- **TASK INPUTS**
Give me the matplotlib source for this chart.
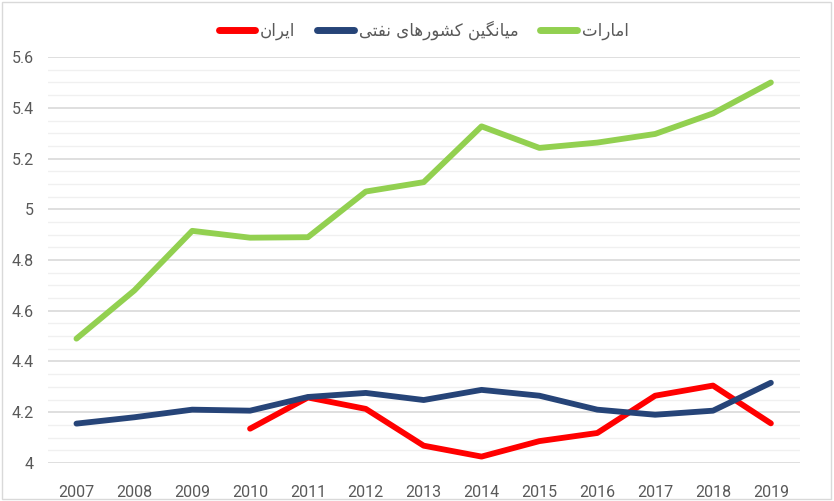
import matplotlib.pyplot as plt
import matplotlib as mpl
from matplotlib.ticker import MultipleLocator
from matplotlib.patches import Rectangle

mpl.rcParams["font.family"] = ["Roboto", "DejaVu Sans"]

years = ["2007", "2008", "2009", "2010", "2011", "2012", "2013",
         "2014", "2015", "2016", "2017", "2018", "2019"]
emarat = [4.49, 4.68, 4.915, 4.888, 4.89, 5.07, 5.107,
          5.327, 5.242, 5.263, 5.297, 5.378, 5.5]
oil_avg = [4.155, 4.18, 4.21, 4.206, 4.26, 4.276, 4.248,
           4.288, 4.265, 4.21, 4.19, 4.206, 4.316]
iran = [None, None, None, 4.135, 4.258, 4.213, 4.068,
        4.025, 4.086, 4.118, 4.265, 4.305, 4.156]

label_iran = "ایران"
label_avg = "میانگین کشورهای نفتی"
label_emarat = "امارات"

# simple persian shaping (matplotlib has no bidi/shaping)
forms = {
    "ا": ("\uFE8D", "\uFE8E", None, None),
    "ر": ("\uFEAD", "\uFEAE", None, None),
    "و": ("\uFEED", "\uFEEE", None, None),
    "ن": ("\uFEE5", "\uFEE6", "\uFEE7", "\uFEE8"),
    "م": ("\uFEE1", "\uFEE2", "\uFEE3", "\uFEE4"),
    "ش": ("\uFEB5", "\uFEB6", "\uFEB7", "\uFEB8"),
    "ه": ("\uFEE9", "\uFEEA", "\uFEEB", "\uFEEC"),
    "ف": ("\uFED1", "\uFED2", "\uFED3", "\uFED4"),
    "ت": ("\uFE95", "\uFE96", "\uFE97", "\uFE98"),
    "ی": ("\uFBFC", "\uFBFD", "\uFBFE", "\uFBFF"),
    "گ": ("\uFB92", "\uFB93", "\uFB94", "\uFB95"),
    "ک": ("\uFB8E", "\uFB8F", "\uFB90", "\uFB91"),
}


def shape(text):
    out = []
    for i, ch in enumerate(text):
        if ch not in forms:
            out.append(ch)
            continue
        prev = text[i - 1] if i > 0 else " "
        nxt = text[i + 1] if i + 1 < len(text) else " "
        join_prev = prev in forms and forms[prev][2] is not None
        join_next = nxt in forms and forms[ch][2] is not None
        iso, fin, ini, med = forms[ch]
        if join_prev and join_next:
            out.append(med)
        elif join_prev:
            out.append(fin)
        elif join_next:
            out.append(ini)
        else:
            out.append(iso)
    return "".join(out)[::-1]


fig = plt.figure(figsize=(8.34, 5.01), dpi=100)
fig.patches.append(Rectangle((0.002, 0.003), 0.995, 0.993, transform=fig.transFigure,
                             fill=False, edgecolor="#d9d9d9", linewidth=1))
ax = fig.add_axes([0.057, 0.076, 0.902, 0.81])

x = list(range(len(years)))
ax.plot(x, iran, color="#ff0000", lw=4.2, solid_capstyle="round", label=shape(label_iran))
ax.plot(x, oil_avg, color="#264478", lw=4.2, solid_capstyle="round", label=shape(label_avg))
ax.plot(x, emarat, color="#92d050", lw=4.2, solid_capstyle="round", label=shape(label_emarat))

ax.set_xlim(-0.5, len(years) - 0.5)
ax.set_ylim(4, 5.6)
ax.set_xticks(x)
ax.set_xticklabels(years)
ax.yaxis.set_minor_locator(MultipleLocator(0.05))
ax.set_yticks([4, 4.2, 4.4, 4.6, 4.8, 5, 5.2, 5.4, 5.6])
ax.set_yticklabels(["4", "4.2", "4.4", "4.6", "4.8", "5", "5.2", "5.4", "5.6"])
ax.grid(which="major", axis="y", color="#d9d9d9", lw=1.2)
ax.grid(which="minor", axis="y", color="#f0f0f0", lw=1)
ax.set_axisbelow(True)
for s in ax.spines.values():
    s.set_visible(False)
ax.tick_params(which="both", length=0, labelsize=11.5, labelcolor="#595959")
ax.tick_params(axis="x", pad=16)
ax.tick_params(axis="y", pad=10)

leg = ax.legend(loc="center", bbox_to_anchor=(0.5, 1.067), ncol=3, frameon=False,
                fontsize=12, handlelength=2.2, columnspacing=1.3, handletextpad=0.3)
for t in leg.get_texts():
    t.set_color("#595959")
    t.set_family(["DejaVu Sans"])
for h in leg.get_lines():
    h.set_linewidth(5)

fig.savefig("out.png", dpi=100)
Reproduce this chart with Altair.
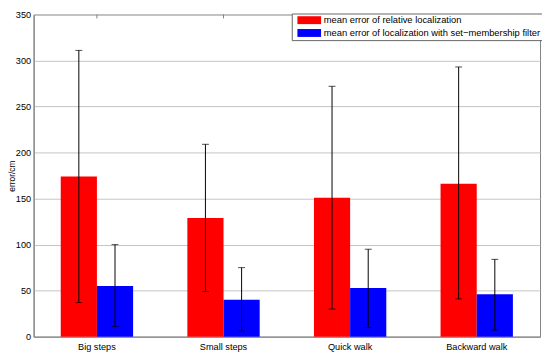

- **WRITTEN PROBLEM**
Copy the material shown above in full and exactly. Skip the pictures.

- **ANSWER TO THIS TASK**
Give me the matplotlib source for this chart.
import matplotlib.pyplot as plt
import matplotlib as mpl
from matplotlib.ticker import MultipleLocator
from matplotlib.patches import Rectangle

mpl.rcParams["font.family"] = ["Roboto", "DejaVu Sans"]

years = ["2007", "2008", "2009", "2010", "2011", "2012", "2013",
         "2014", "2015", "2016", "2017", "2018", "2019"]
emarat = [4.49, 4.68, 4.915, 4.888, 4.89, 5.07, 5.107,
          5.327, 5.242, 5.263, 5.297, 5.378, 5.5]
oil_avg = [4.155, 4.18, 4.21, 4.206, 4.26, 4.276, 4.248,
           4.288, 4.265, 4.21, 4.19, 4.206, 4.316]
iran = [None, None, None, 4.135, 4.258, 4.213, 4.068,
        4.025, 4.086, 4.118, 4.265, 4.305, 4.156]

label_iran = "ایران"
label_avg = "میانگین کشورهای نفتی"
label_emarat = "امارات"

# simple persian shaping (matplotlib has no bidi/shaping)
forms = {
    "ا": ("\uFE8D", "\uFE8E", None, None),
    "ر": ("\uFEAD", "\uFEAE", None, None),
    "و": ("\uFEED", "\uFEEE", None, None),
    "ن": ("\uFEE5", "\uFEE6", "\uFEE7", "\uFEE8"),
    "م": ("\uFEE1", "\uFEE2", "\uFEE3", "\uFEE4"),
    "ش": ("\uFEB5", "\uFEB6", "\uFEB7", "\uFEB8"),
    "ه": ("\uFEE9", "\uFEEA", "\uFEEB", "\uFEEC"),
    "ف": ("\uFED1", "\uFED2", "\uFED3", "\uFED4"),
    "ت": ("\uFE95", "\uFE96", "\uFE97", "\uFE98"),
    "ی": ("\uFBFC", "\uFBFD", "\uFBFE", "\uFBFF"),
    "گ": ("\uFB92", "\uFB93", "\uFB94", "\uFB95"),
    "ک": ("\uFB8E", "\uFB8F", "\uFB90", "\uFB91"),
}


def shape(text):
    out = []
    for i, ch in enumerate(text):
        if ch not in forms:
            out.append(ch)
            continue
        prev = text[i - 1] if i > 0 else " "
        nxt = text[i + 1] if i + 1 < len(text) else " "
        join_prev = prev in forms and forms[prev][2] is not None
        join_next = nxt in forms and forms[ch][2] is not None
        iso, fin, ini, med = forms[ch]
        if join_prev and join_next:
            out.append(med)
        elif join_prev:
            out.append(fin)
        elif join_next:
            out.append(ini)
        else:
            out.append(iso)
    return "".join(out)[::-1]


fig = plt.figure(figsize=(8.34, 5.01), dpi=100)
fig.patches.append(Rectangle((0.002, 0.003), 0.995, 0.993, transform=fig.transFigure,
                             fill=False, edgecolor="#d9d9d9", linewidth=1))
ax = fig.add_axes([0.057, 0.076, 0.902, 0.81])

x = list(range(len(years)))
ax.plot(x, iran, color="#ff0000", lw=4.2, solid_capstyle="round", label=shape(label_iran))
ax.plot(x, oil_avg, color="#264478", lw=4.2, solid_capstyle="round", label=shape(label_avg))
ax.plot(x, emarat, color="#92d050", lw=4.2, solid_capstyle="round", label=shape(label_emarat))

ax.set_xlim(-0.5, len(years) - 0.5)
ax.set_ylim(4, 5.6)
ax.set_xticks(x)
ax.set_xticklabels(years)
ax.yaxis.set_minor_locator(MultipleLocator(0.05))
ax.set_yticks([4, 4.2, 4.4, 4.6, 4.8, 5, 5.2, 5.4, 5.6])
ax.set_yticklabels(["4", "4.2", "4.4", "4.6", "4.8", "5", "5.2", "5.4", "5.6"])
ax.grid(which="major", axis="y", color="#d9d9d9", lw=1.2)
ax.grid(which="minor", axis="y", color="#f0f0f0", lw=1)
ax.set_axisbelow(True)
for s in ax.spines.values():
    s.set_visible(False)
ax.tick_params(which="both", length=0, labelsize=11.5, labelcolor="#595959")
ax.tick_params(axis="x", pad=16)
ax.tick_params(axis="y", pad=10)

leg = ax.legend(loc="center", bbox_to_anchor=(0.5, 1.067), ncol=3, frameon=False,
                fontsize=12, handlelength=2.2, columnspacing=1.3, handletextpad=0.3)
for t in leg.get_texts():
    t.set_color("#595959")
    t.set_family(["DejaVu Sans"])
for h in leg.get_lines():
    h.set_linewidth(5)

fig.savefig("out.png", dpi=100)
Reproduce this chart with Altair.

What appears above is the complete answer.